Mills was initially charged with theft.

“Drugs consumed me. I stole from everybody I loved. I first faced the judge eight months ago. I knew I needed help. I willingly went to a rehabilitation program. They gave me the chance to get this off my record.”

Another offender who opted for Community Court had been charged with hopping into a taxi without paying when he reached his destination. He did not want to give his name, but said he would continue his studies at South Seattle Community College after taking advantage of the program, and promised he would pay for future cab rides.

Judge Fred Bonner hears all the cases in the Community Courtroom, and is proud of Darren Mills and others who “graduated” his court, made contacts, and sought long-term help. Americorps volunteers supervise those doing community activities and the judge said he is extremely cautious to send only non-violent offenders out into the community.

“It is part of a sentencing structure to have individuals come through our community court,” said Bonner, 63, who has been on the bench since 1983. “West Seattle has businesses that suffer from criminal trespassing, shoplifting and vandalism, and we try to sentence those individuals to serve back in those communities. We do not mandate that they enter the program. They decide.”

Bonner sees about 15 offenders a day, three days a week, and will soon expand it to four days. That’s over 2,000 people a year. He said Community Court has proven to lower recidivism over traditional court sentencing.
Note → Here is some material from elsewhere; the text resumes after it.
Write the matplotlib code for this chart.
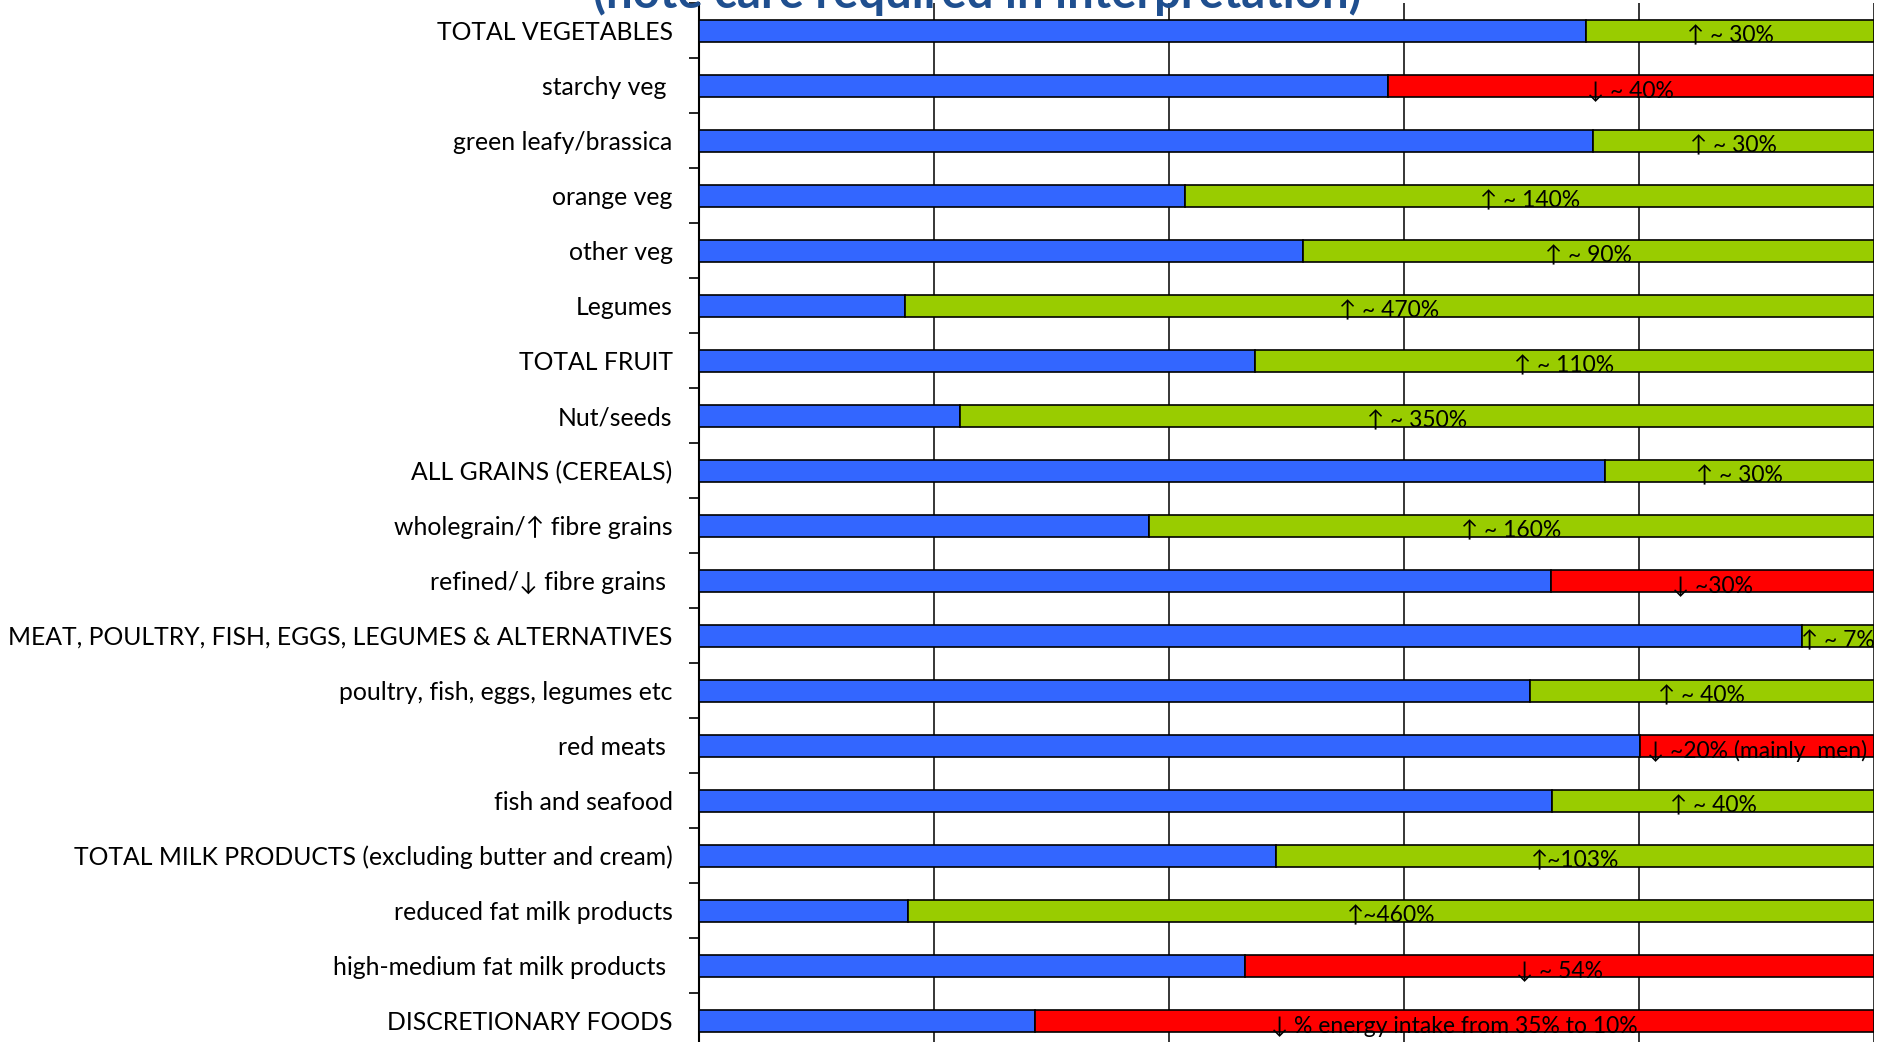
import numpy as np
import matplotlib
matplotlib.use("Agg")
import matplotlib.pyplot as plt

# current intake as % of the recommended level, and the change needed
categories = [
    "TOTAL VEGETABLES", "starchy veg ", "green leafy/brassica", "orange veg",
    "other veg", "Legumes", "TOTAL FRUIT", "Nut/seeds",
    "ALL GRAINS (CEREALS)", "wholegrain/\u2191 fibre grains",
    "refined/\u2193 fibre grains ",
    "MEAT, POULTRY, FISH, EGGS, LEGUMES & ALTERNATIVES",
    "poultry, fish, eggs, legumes etc", "red meats ", "fish and seafood",
    "TOTAL MILK PRODUCTS (excluding butter and cream)",
    "reduced fat milk products", "high-medium fat milk products ",
    "DISCRETIONARY FOODS",
]
current = [75.5, 58.6, 76.1, 41.4, 51.4, 17.5, 47.3, 22.2, 77.1, 38.3,
           72.5, 93.9, 70.7, 80.1, 72.6, 49.1, 17.8, 46.5, 28.6]
direction = ["up", "down", "up", "up", "up", "up", "up", "up", "up", "up",
             "down", "up", "up", "down", "up", "up", "up", "down", "down"]
change_labels = [
    "\u2191 ~ 30%", "\u2193 ~ 40%", "\u2191 ~ 30%", "\u2191 ~ 140%",
    "\u2191 ~ 90%", "\u2191 ~ 470%", "\u2191 ~ 110%", "\u2191 ~ 350%",
    "\u2191 ~ 30%", "\u2191 ~ 160%", "\u2193 ~30%", "\u2191 ~ 7%",
    "\u2191 ~ 40%", "\u2193 ~20% (mainly  men)", "\u2191 ~ 40%",
    "\u2191~103%", "\u2191~460%", "\u2193 ~ 54%",
    "\u2193 % energy intake from 35% to 10%",
]
title = "(note care required in interpretation)"

BLUE, GREEN, RED = "#3366ff", "#99cc00", "#ff0000"
FONT = ["Lato", "DejaVu Sans"]

W, H = 1877, 1042
fig = plt.figure(figsize=(W / 100, H / 100), dpi=100)
ax = fig.add_axes([699 / W, -6 / H, 1175 / W, 1045 / H])

y = np.arange(len(categories))
cur = np.array(current)
rest = 100 - cur
rest_col = [GREEN if d == "up" else RED for d in direction]

ax.barh(y, cur, height=0.4, color=BLUE, edgecolor="black", lw=1.2,
        zorder=3)
ax.barh(y, rest, left=cur, height=0.4, color=rest_col, edgecolor="black",
        lw=1.2, zorder=3)

for yi, c, r, lab in zip(y, cur, rest, change_labels):
    ax.text(c + r / 2, yi + 0.1, lab, ha="center", va="center",
            fontsize=16.5, family=FONT, zorder=4)

ax.set_xlim(0, 100)
ax.set_ylim(len(categories) - 0.5, -0.5)
ax.set_xticks([0, 20, 40, 60, 80, 100])
ax.tick_params(axis="x", length=0, labelbottom=False)
ax.grid(axis="x", color="black", lw=1.1, zorder=0)

ax.set_yticks(y)
ax.set_yticklabels(categories, family=FONT, fontsize=17.8)
ax.set_yticks(np.arange(-0.5, len(categories), 1), minor=True)
ax.tick_params(axis="y", which="major", length=0, pad=19)
ax.tick_params(axis="y", which="minor", length=7, width=1.2,
               direction="out", color="black")

for side in ("top", "right", "bottom"):
    ax.spines[side].set_visible(False)
ax.spines["left"].set_color("black")
ax.spines["left"].set_linewidth(1.5)

fig.text(977 / W, 1 - 8 / H, title, ha="center", va="baseline",
         fontsize=34, fontweight="bold", color="#1f4f8f", family=FONT)

fig.savefig("out.png", dpi=100)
“We have seen these individuals come through our system time and time again, serve their time, come back, serve more time,” he said, referring to the traditional court system. “Now we are giving an opportunity to this person to connect with services and to address causes of their criminality to avoid recidivism.

“Some steal because they’re hungry,” he said. “Or they drink in public because they are homeless and have no where else to drink. Homeless who sleep in doorways or under viaducts are trespassing and may end up here. Service providers are on our 2nd floor. We provide clothing. We have people come through here without shoes.

“Judges hearing these crimes used to be automatons,” he said, referring to the days before Community Court. “It was cut and dry. You were charged, entered a plea. We’d impose a sentence.”

Bonner said it was after he and then City Attorney Tom Carr visited the community court in Portland in September, 2004 that he felt moved and motivated to establish one in Seattle.

“By the end of the day, after the tour, I was convinced this was a better way,” Bonner recalled. “On the train ride back I said to Tom Carr we needed to do this. On March 5, 2005 it was up and running. This is not because it would save money and jail space, but because it was the right thing to do for this group of people.”

The financial reality does come into play as it costs $125 to house someone in jail per night, and $250 to book them to go to jail in the first place. Judge Bonner figures there is over $2 million annually in savings to tax payers, in addition to the lower recidivism rate and success stories.

“This is a great program,” said Tricia Lapitan, management systems analyst for Community Court. Her name may sound familiar to West Seattle Herald readers for our reports on her homeless work through Heroes For the Homeless.

“We’ve really taken the court outside of the court and put it out in the community to involve the community,” she said. “We work with a community advisory board to link people back into the community in which they offended and to create stewardship in them and build a community at large for this person to reintegrate back into society.”